MATERIAL PROVIDED
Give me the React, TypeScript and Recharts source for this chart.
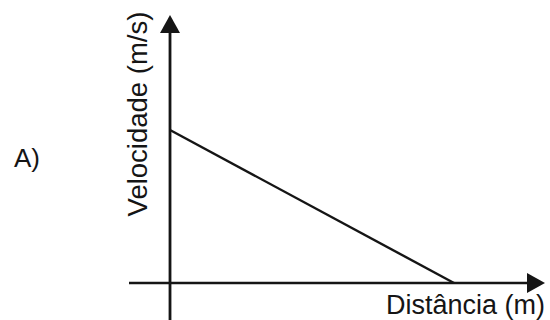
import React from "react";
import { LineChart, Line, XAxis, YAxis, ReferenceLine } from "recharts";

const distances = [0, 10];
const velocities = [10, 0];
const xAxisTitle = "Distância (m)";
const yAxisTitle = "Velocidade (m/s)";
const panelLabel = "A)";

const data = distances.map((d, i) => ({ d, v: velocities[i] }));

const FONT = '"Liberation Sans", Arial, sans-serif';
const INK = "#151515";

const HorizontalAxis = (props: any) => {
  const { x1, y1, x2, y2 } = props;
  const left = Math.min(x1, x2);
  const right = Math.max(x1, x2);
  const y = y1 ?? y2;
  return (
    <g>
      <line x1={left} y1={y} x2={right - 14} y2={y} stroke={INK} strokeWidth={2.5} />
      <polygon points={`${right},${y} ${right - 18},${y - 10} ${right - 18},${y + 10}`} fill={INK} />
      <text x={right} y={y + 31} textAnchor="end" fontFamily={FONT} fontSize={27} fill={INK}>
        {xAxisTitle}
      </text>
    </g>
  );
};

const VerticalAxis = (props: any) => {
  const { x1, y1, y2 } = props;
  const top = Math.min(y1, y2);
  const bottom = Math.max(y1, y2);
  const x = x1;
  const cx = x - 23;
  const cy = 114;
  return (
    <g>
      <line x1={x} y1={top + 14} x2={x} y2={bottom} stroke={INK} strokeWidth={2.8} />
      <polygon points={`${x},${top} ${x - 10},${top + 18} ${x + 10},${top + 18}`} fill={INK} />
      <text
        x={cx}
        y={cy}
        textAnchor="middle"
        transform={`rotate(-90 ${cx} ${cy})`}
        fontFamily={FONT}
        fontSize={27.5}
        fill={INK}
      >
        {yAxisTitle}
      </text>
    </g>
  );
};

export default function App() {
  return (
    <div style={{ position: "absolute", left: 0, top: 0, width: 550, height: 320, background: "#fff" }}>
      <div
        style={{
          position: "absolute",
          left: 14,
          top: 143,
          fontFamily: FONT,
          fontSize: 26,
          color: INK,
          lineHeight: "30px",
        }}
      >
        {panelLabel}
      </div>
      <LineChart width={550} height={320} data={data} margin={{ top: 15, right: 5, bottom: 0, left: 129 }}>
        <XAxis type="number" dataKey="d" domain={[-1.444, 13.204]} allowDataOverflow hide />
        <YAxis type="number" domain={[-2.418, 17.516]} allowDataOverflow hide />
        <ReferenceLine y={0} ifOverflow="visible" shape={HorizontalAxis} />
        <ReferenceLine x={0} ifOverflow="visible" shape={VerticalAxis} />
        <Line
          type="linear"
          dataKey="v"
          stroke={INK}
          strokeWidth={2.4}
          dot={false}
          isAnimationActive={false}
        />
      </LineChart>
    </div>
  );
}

TO DO
Please write out all of the material above without changing a word, and omit any pictures.

FULL SOLUTION
Give me the React, TypeScript and Recharts source for this chart.
import React from "react";
import { LineChart, Line, XAxis, YAxis, ReferenceLine } from "recharts";

const distances = [0, 10];
const velocities = [10, 0];
const xAxisTitle = "Distância (m)";
const yAxisTitle = "Velocidade (m/s)";
const panelLabel = "A)";

const data = distances.map((d, i) => ({ d, v: velocities[i] }));

const FONT = '"Liberation Sans", Arial, sans-serif';
const INK = "#151515";

const HorizontalAxis = (props: any) => {
  const { x1, y1, x2, y2 } = props;
  const left = Math.min(x1, x2);
  const right = Math.max(x1, x2);
  const y = y1 ?? y2;
  return (
    <g>
      <line x1={left} y1={y} x2={right - 14} y2={y} stroke={INK} strokeWidth={2.5} />
      <polygon points={`${right},${y} ${right - 18},${y - 10} ${right - 18},${y + 10}`} fill={INK} />
      <text x={right} y={y + 31} textAnchor="end" fontFamily={FONT} fontSize={27} fill={INK}>
        {xAxisTitle}
      </text>
    </g>
  );
};

const VerticalAxis = (props: any) => {
  const { x1, y1, y2 } = props;
  const top = Math.min(y1, y2);
  const bottom = Math.max(y1, y2);
  const x = x1;
  const cx = x - 23;
  const cy = 114;
  return (
    <g>
      <line x1={x} y1={top + 14} x2={x} y2={bottom} stroke={INK} strokeWidth={2.8} />
      <polygon points={`${x},${top} ${x - 10},${top + 18} ${x + 10},${top + 18}`} fill={INK} />
      <text
        x={cx}
        y={cy}
        textAnchor="middle"
        transform={`rotate(-90 ${cx} ${cy})`}
        fontFamily={FONT}
        fontSize={27.5}
        fill={INK}
      >
        {yAxisTitle}
      </text>
    </g>
  );
};

export default function App() {
  return (
    <div style={{ position: "absolute", left: 0, top: 0, width: 550, height: 320, background: "#fff" }}>
      <div
        style={{
          position: "absolute",
          left: 14,
          top: 143,
          fontFamily: FONT,
          fontSize: 26,
          color: INK,
          lineHeight: "30px",
        }}
      >
        {panelLabel}
      </div>
      <LineChart width={550} height={320} data={data} margin={{ top: 15, right: 5, bottom: 0, left: 129 }}>
        <XAxis type="number" dataKey="d" domain={[-1.444, 13.204]} allowDataOverflow hide />
        <YAxis type="number" domain={[-2.418, 17.516]} allowDataOverflow hide />
        <ReferenceLine y={0} ifOverflow="visible" shape={HorizontalAxis} />
        <ReferenceLine x={0} ifOverflow="visible" shape={VerticalAxis} />
        <Line
          type="linear"
          dataKey="v"
          stroke={INK}
          strokeWidth={2.4}
          dot={false}
          isAnimationActive={false}
        />
      </LineChart>
    </div>
  );
}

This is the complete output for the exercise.